Further suppose that the leader did not propose no-ops for empty slots when it got elected. Describe a sequence of events (possibly including failures) that leads to a state from which a client retransmits a request forever and no further failures occur, but the system never executes the client's request
Consider the following "optimization" to MultiPaxos. If the leader
receives a client request that is read-only (e.g. Get
in a
key-value store), it immediately executes the request on its
current copy of the state machine and sends the response to the
client. Describe an execution of this "optimized" system that
violates linearizability.
To show a linearizability violation, describe an execution where clients submit requests, MultiPaxos executes those requests (you should describe the events required for MultiPaxos to do this as well), and clients get responses, but those responses are not linearizabile. To show that a set of requests/responses is not linearizable, you must explain why there is no possible global order for the operations, as in problem set 2.
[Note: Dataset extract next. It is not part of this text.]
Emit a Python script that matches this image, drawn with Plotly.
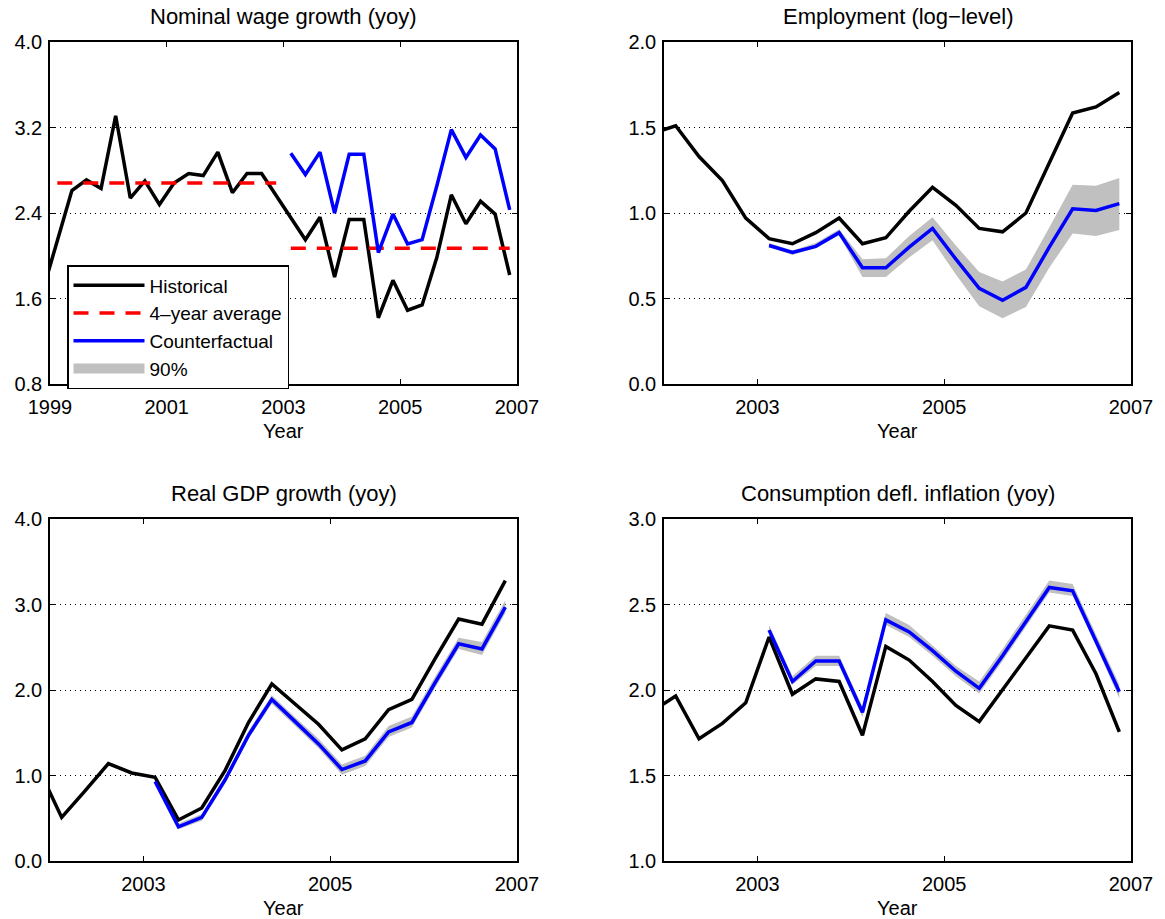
import plotly.graph_objects as go

W, H = 1165, 919
FONT = "Liberation Sans, Arial, Helvetica, sans-serif"


def qpos(label):
    y, q = label.split("Q")
    return int(y) + (int(q) - 0.5) / 4


# ---------------- data ----------------
wage_quarters = ["1998Q4"] + [f"{y}Q{q}" for y in range(1999, 2007) for q in range(1, 5)]
wage_hist = [1.67, 2.13, 2.61, 2.71, 2.63, 3.31, 2.54, 2.70, 2.48, 2.68, 2.77, 2.75, 2.97,
             2.59, 2.77, 2.77, 2.56, 2.36, 2.15, 2.36, 1.80, 2.34, 2.34, 1.42, 1.77, 1.49,
             1.54, 1.98, 2.57, 2.30, 2.51, 2.39, 1.82]

cf_quarters = [f"{y}Q{q}" for y in range(2003, 2007) for q in range(1, 5)]
wage_cf = [2.96, 2.76, 2.97, 2.40, 2.95, 2.95, 2.03, 2.39, 2.11, 2.15, 2.65, 3.18, 2.92,
           3.13, 3.00, 2.43]

avg_periods = [("1999Q1", "2002Q4"), ("2003Q1", "2006Q4")]
avg_values = [2.68, 2.07]

hist_quarters = ["2001Q4"] + [f"{y}Q{q}" for y in range(2002, 2007) for q in range(1, 5)]

emp_hist = [1.466, 1.51, 1.33, 1.19, 0.97, 0.85, 0.82, 0.885, 0.97, 0.82, 0.855, 1.01, 1.15,
            1.045, 0.91, 0.89, 1.00, 1.29, 1.585, 1.62, 1.705]
emp_cf = [0.81, 0.77, 0.805, 0.885, 0.68, 0.68, 0.80, 0.91, 0.73, 0.56, 0.49, 0.565, 0.80,
          1.025, 1.015, 1.055]
emp_lo = [0.80, 0.755, 0.795, 0.87, 0.625, 0.625, 0.74, 0.84, 0.64, 0.455, 0.385, 0.45, 0.68,
          0.88, 0.865, 0.90]
emp_hi = [0.825, 0.78, 0.825, 0.905, 0.73, 0.735, 0.865, 0.975, 0.81, 0.655, 0.60, 0.67,
          0.915, 1.165, 1.16, 1.205]

gdp_hist = [1.09, 0.51, 0.82, 1.14, 1.03, 0.98, 0.48, 0.62, 1.06, 1.62, 2.07, 1.84, 1.60,
            1.30, 1.43, 1.77, 1.89, 2.37, 2.83, 2.77, 3.28]
gdp_cf = [0.93, 0.40, 0.51, 0.95, 1.47, 1.89, 1.63, 1.37, 1.07, 1.17, 1.51, 1.62, 2.09, 2.54,
          2.48, 2.97]
gdp_lo = [0.91, 0.37, 0.47, 0.91, 1.43, 1.84, 1.58, 1.32, 1.01, 1.11, 1.45, 1.56, 2.03, 2.48,
          2.41, 2.90]
gdp_hi = [0.95, 0.44, 0.55, 0.99, 1.52, 1.94, 1.68, 1.43, 1.13, 1.23, 1.58, 1.69, 2.16, 2.61,
          2.56, 3.05]

infl_hist = [1.875, 1.965, 1.715, 1.805, 1.925, 2.31, 1.975, 2.065, 2.05, 1.735, 2.255, 2.175,
             2.05, 1.91, 1.815, 2.0, 2.19, 2.375, 2.35, 2.095, 1.755]
infl_cf = [2.35, 2.05, 2.17, 2.17, 1.87, 2.41, 2.34, 2.23, 2.11, 2.01, 2.20, 2.40, 2.60, 2.58,
           2.29, 1.99]
infl_lo = [2.32, 2.03, 2.14, 2.14, 1.84, 2.38, 2.31, 2.20, 2.08, 1.98, 2.17, 2.37, 2.57, 2.55,
           2.26, 1.95]
infl_hi = [2.38, 2.08, 2.20, 2.20, 1.90, 2.45, 2.38, 2.26, 2.14, 2.05, 2.24, 2.44, 2.64, 2.62,
           2.33, 2.03]

titles = ["Nominal wage growth (yoy)", "Employment (log\u2212level)",
          "Real GDP growth (yoy)", "Consumption defl. inflation (yoy)"]
x_label = "Year"

x_ranges = [[1999, 2007], [2002, 2007], [2002, 2007], [2002, 2007]]
x_ticks = [[1999, 2001, 2003, 2005, 2007], [2003, 2005, 2007], [2003, 2005, 2007],
           [2003, 2005, 2007]]
y_ranges = [[0.8, 4.0], [0.0, 2.0], [0.0, 4.0], [1.0, 3.0]]
y_ticks = [[0.8, 1.6, 2.4, 3.2, 4.0], [0.0, 0.5, 1.0, 1.5, 2.0], [0.0, 1.0, 2.0, 3.0, 4.0],
           [1.0, 1.5, 2.0, 2.5, 3.0]]

# ---------------- styles ----------------
BLACK = "#000000"
BLUE = "#0000ff"
RED = "#ff0000"
GRAY = "#c0c0c0"
LW = 3.5

fig = go.Figure()

wx = [qpos(q) for q in wage_quarters]
cx = [qpos(q) for q in cf_quarters]
hx = [qpos(q) for q in hist_quarters]


def band(xs, lo, hi, ax):
    fig.add_trace(go.Scatter(x=xs + xs[::-1], y=hi + lo[::-1], fill="toself",
                             fillcolor=GRAY, line=dict(width=0), mode="lines",
                             showlegend=False, hoverinfo="skip",
                             xaxis=f"x{ax}", yaxis=f"y{ax}"))


# Panel 1
fig.add_trace(go.Scatter(x=wx, y=wage_hist, mode="lines", name="Historical",
                         line=dict(color=BLACK, width=LW), legendrank=1,
                         xaxis="x", yaxis="y"))
for i, ((a, b), v) in enumerate(zip(avg_periods, avg_values)):
    fig.add_trace(go.Scatter(x=[qpos(a), qpos(b)], y=[v, v], mode="lines",
                             name="4\u2013year average", showlegend=(i == 0),
                             line=dict(color=RED, width=LW, dash="15px,11px"),
                             legendrank=2, xaxis="x", yaxis="y"))
fig.add_trace(go.Scatter(x=cx, y=wage_cf, mode="lines", name="Counterfactual",
                         line=dict(color=BLUE, width=LW), legendrank=3,
                         xaxis="x", yaxis="y"))
fig.add_trace(go.Scatter(x=[None], y=[None], mode="lines", name="90%",
                         line=dict(color=GRAY, width=17), legendrank=4,
                         xaxis="x", yaxis="y"))

# Panels 2-4
for ax, hist, cf, lo, hi in [(2, emp_hist, emp_cf, emp_lo, emp_hi),
                             (3, gdp_hist, gdp_cf, gdp_lo, gdp_hi),
                             (4, infl_hist, infl_cf, infl_lo, infl_hi)]:
    band(cx, lo, hi, ax)
    fig.add_trace(go.Scatter(x=hx, y=hist, mode="lines", showlegend=False,
                             line=dict(color=BLACK, width=LW),
                             xaxis=f"x{ax}", yaxis=f"y{ax}"))
    fig.add_trace(go.Scatter(x=cx, y=cf, mode="lines", showlegend=False,
                             line=dict(color=BLUE, width=LW),
                             xaxis=f"x{ax}", yaxis=f"y{ax}"))


# ---------------- layout ----------------
def px_x(p):
    return p / W


def px_y(p):
    return 1 - p / H


xdom = [[px_x(50), px_x(517)], [px_x(664), px_x(1131)],
        [px_x(50), px_x(517)], [px_x(664), px_x(1131)]]
ydom = [[px_y(384), px_y(42)], [px_y(384), px_y(42)],
        [px_y(861), px_y(519)], [px_y(861), px_y(519)]]

common = dict(showline=True, linecolor=BLACK, linewidth=1.5, mirror="ticks",
              ticks="inside", ticklen=5, tickwidth=1.2, tickcolor=BLACK,
              tickfont=dict(family=FONT, size=20, color=BLACK), zeroline=False,
              automargin=False)

layout = dict(width=W, height=H, margin=dict(l=0, r=0, t=0, b=0),
              paper_bgcolor="white", plot_bgcolor="white", showlegend=True,
              font=dict(family=FONT, color=BLACK))
annotations = []
for i in range(4):
    s = "" if i == 0 else str(i + 1)
    layout[f"xaxis{s}"] = dict(common, domain=xdom[i], range=x_ranges[i],
                               tickmode="array", tickvals=x_ticks[i],
                               ticktext=[str(t) for t in x_ticks[i]],
                               showgrid=False, anchor=f"y{s}", ticklabelstandoff=4)
    layout[f"yaxis{s}"] = dict(common, domain=ydom[i], range=y_ranges[i],
                               tickmode="array", tickvals=y_ticks[i],
                               ticktext=[f"{t:.1f}" for t in y_ticks[i]],
                               showgrid=True, gridcolor=BLACK, gridwidth=1,
                               griddash="1px,4px", anchor=f"x{s}", ticklabelstandoff=2)
    annotations.append(dict(text=titles[i], xref=f"x{s} domain", yref=f"y{s} domain",
                            x=0.5, y=1, xanchor="center", yanchor="bottom", yshift=11,
                            showarrow=False, font=dict(family=FONT, size=22, color=BLACK)))
    annotations.append(dict(text=x_label, xref=f"x{s} domain", yref=f"y{s} domain",
                            x=0.5, y=0, xanchor="center", yanchor="top", yshift=-34,
                            showarrow=False, font=dict(family=FONT, size=20, color=BLACK)))

layout["annotations"] = annotations
layout["legend"] = dict(x=px_x(67), y=px_y(265), xanchor="left", yanchor="top",
                        bgcolor="white", bordercolor=BLACK, borderwidth=1.5,
                        font=dict(family=FONT, size=19, color=BLACK),
                        itemwidth=71, tracegroupgap=0)
fig.update_layout(**layout)

# remove the page's default 8px body margin so the figure fills the window exactly
fig.write_html("out.html", config={"displayModeBar": False},
               post_script="document.body.style.margin='0px';")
Hint: There might be multiple nodes that think they are the leader.
Suppose we try to "optimize" the protocol by eliminating phase 1. Any node can declare itself the leader of any ballot consisting of a sequence number and its own node name that is higher than any ballot that node has ever participated in. Describe an execution of this "optimized" system that violates linearizability.
For this problem, consider the protocol including garbage collection and heartbeats. Suppose we "optimize" garbage collection so that the leader declares a slot and value to be garbage as soon as it executes that value on its copy of the state machine, and then the leader then informs all nodes via a new "hey this is garbage" message that the nodes should delete the data in the slot and never consider that slot again. Describe an execution where one node crashes and the system reaches a state where the only remaining two nodes are missing slot data that they need to make further progress.